Tuesday, June 26, 2007
'Emraan is okay with his ordinariness and that is what is extraordinary about him', says Mahesh Bhatt who is in all praises about his nephew Emraan Hashmi. Bhatt exclusively writes for us, his views about Emraan Hashmi, his star-status in the interiors of India and how he has matured as an actor since his debut in Footpath.
"Awarapan is the best film our company has made since we began our journey 20 years ago. It is our crowning glory. But the person who will astound the world is Emraan. He has touched his inner silence and given a magnificent performance. Even the so called 'greats' will reluctantly concede that when they watch Awarapan."
I scream into the mouth piece of my cell phone. I am talking to my brother Mukesh who has gone to London for the promotion of this very film. I sense that my words put him at ease and ignite a new confidence within him.
As the night deepens I return home happy with what we have created. I know for certain that Awarapan is going to usher in a new phase in Emraan's life. It will in a way delink him from his past works. As I put my head on my pillow waiting for sleep my mind keeps replaying the images of Emraan and his journey so far through the world of films.
I reminded of my visit to Malegaon which is a small town in Maharashtra. Malegaon is known for its power looms and its huge Muslim population. Minutes before I am supposed to make my public address to a large number of enthused youngsters a bearded elderly Muslim gentleman who has been given the task to introduce me to the audience hesitantly asks me a question. "Mahesh saahab, do you mind if I also introduce you to the audience as Emraan Hashmi's uncle? These youngsters who have come to hear your speech would love to hear that you both are related. They are great fans of Emraan Hashmi." His words made my heart swell with pride. I had this uplifting feeling of triumph. After all making people and not movies has been my single minded pursuit ever since I have given up film direction. The utterances of the devout Muslim gentleman had affirmed to me that despite receiving sneers from critics and the so called 'A Class audiences' Emraan Hashmi had a great fan following in the interiors of real India. I was reminded of what I told him at the dawn of his career. "I want you to be a star of the Indian street and not of Indian drawing rooms."
Emraan had touched the goal I had put in front of him. Even his harshest critics cannot deny that ever since he made his debut in Footpath which sank without a splutter he has emerged as the undisputed champ of B grade Bollywood.

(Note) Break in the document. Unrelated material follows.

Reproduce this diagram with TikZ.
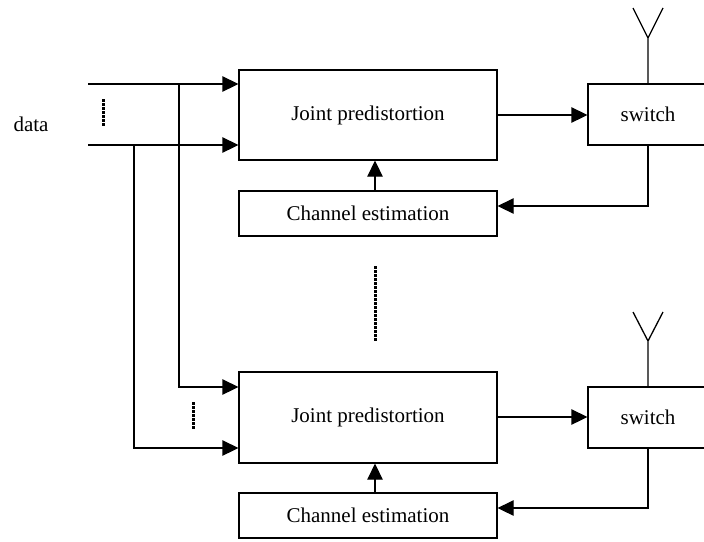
\documentclass[tikz,border=0pt]{standalone}
\usepackage{fontspec}
\setmainfont{Liberation Serif}
\usetikzlibrary{arrows.meta,calc}
\begin{document}
\begin{tikzpicture}[x=1pt,y=-1pt,
  line width=1.3pt,
  box/.style={draw,line width=1.3pt,inner sep=0pt,font=\fontsize{21}{25}\selectfont},
  arr/.style={-{Triangle[length=16pt,width=15.5pt]}},
  dotline/.style={line width=3pt,dash pattern=on 2.5pt off 1.5pt},
  lbl/.style={font=\fontsize{21}{25}\selectfont,inner sep=0pt}]
\clip (0,0) rectangle (704,541);
\fill[white] (0,0) rectangle (704,541);
% top chain
\node[box,minimum width=258pt,minimum height=90pt] (jp1) at (368,115) {Joint predistortion};
\node[box,minimum width=258pt,minimum height=45pt] (ce1) at (368,213.5) {Channel estimation};
\node[box,minimum width=120pt,minimum height=61pt] (sw1) at (648,114.5) {switch};
\coordinate (a1) at (648,38);
\coordinate (a1l) at (633,8);
\coordinate (a1r) at (663,8);
\draw (sw1.north) -- (a1) -- (a1l) (a1) -- (a1r);
\draw[arr] (jp1.east |- 0,115) -- (sw1.west |- 0,115);
\coordinate (fb1) at (648,206);
\draw[arr] (sw1.south) -- (fb1) -- (ce1.east |- fb1);
\draw[arr] (ce1.north -| 375,0) -- (jp1.south -| 375,0);
% bottom chain
\node[box,minimum width=258pt,minimum height=91pt] (jp2) at (368,417.5) {Joint predistortion};
\node[box,minimum width=258pt,minimum height=45pt] (ce2) at (368,515.5) {Channel estimation};
\node[box,minimum width=120pt,minimum height=61pt] (sw2) at (648,417.5) {switch};
\coordinate (a2) at (648,341);
\coordinate (a2l) at (633,312);
\coordinate (a2r) at (663,312);
\draw (sw2.north) -- (a2) -- (a2l) (a2) -- (a2r);
\draw[arr] (jp2.east |- 0,417) -- (sw2.west |- 0,417);
\coordinate (fb2) at (648,508);
\draw[arr] (sw2.south) -- (fb2) -- (ce2.east |- fb2);
\draw[arr] (ce2.north -| 375,0) -- (jp2.south -| 375,0);
% inputs
\node[lbl] (data) at (31,124) {data};
\coordinate (in1) at (88,84);
\coordinate (in2) at (88,145);
\draw[arr] (in1) -- (jp1.west |- in1);
\draw[arr] (in2) -- (jp1.west |- in2);
\coordinate (v1) at (179,84);
\coordinate (v1b) at (179,387);
\coordinate (v2) at (134,145);
\coordinate (v2b) at (134,448);
\draw[arr] (v1) -- (v1b) -- (jp2.west |- v1b);
\draw[arr] (v2) -- (v2b) -- (jp2.west |- v2b);
% dots
\coordinate (d1a) at (103,99); \coordinate (d1b) at (103,127);
\coordinate (d2a) at (375,266); \coordinate (d2b) at (375,341);
\coordinate (d3a) at (193,402); \coordinate (d3b) at (193,429);
\draw[dotline] (d1a) -- (d1b);
\draw[dotline] (d2a) -- (d2b);
\draw[dotline] (d3a) -- (d3b);
\end{tikzpicture}
\end{document}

Emraan's popularity is evident in the unlikeliest of places. Deep in south Bastar, which is the heart of Maoist country in Chattisgarh a VCD shop keeper who makes living selling pirated films, affirms Emraan Hashmi's stardom. Apart from the Khan brigade who's VCDs sell like hot cakes it is Emraan Hashmi who is very popular especially among young boys. "Emraan's VCDs do maximum business along with Mithun", he says. A leading newspaper recently confirmed that in Dungurpur which is a small town in tribal Rajasthan shopkeepers display Emraan's posters outside VCD shops to attract buyers.
Emraan has established the reputation of being the tapori next door in the shortest period of time; barring Footpath and Jawani Diwani almost all of Emraan's movies have doubled at box office. The reason his popularity is tremendous among youngsters is because of his wicked antics and having earned the reputation of a 'serial kisser'. Most of the small town boys these days say "Main Emraan Hashmi banna chahta hoon" . It is difficult to find out why small town India identifies with him and wants to emulate him.
When I look back at the success story I can not help but remember the first photo session of Emraan with Amisha Patel in which he was so stiff and awful that it was a total washout. This is how the story goes; Tanuja Chandra wanted to cast a leading man opposite Amisha Patel after Govinda suddenly backed out at the last moment. The film we were making at the time was called Yeh Zindagi Ka Safar. "Take Emraan" I suggested. Amisha was unhappy about me casting Emraan opposite her. After Gadar she wanted to work with big names and understandably so, after all this is an industry which feels safe holding on to the aprons of somebody else because deep down within they know that despite the success they are empty and without talent. I knew Emraan would be the right choice opposite her in this film but this boy assistant director turned actor failed to rise up to the expectations of everyone in the screen test and therefore had to be dumped. But despite of his disastrous photo session I did not lose faith in him. I had looked into his eyes and realized for myself that this boy who had once wanted to be a pilot had the potential to become a star and that one day he would fly high. It was this that made me repeatedly insist that he should be cast in our forthcoming films. I knew that it was a matter of time before the world would wake up and realize the potential that I saw in him.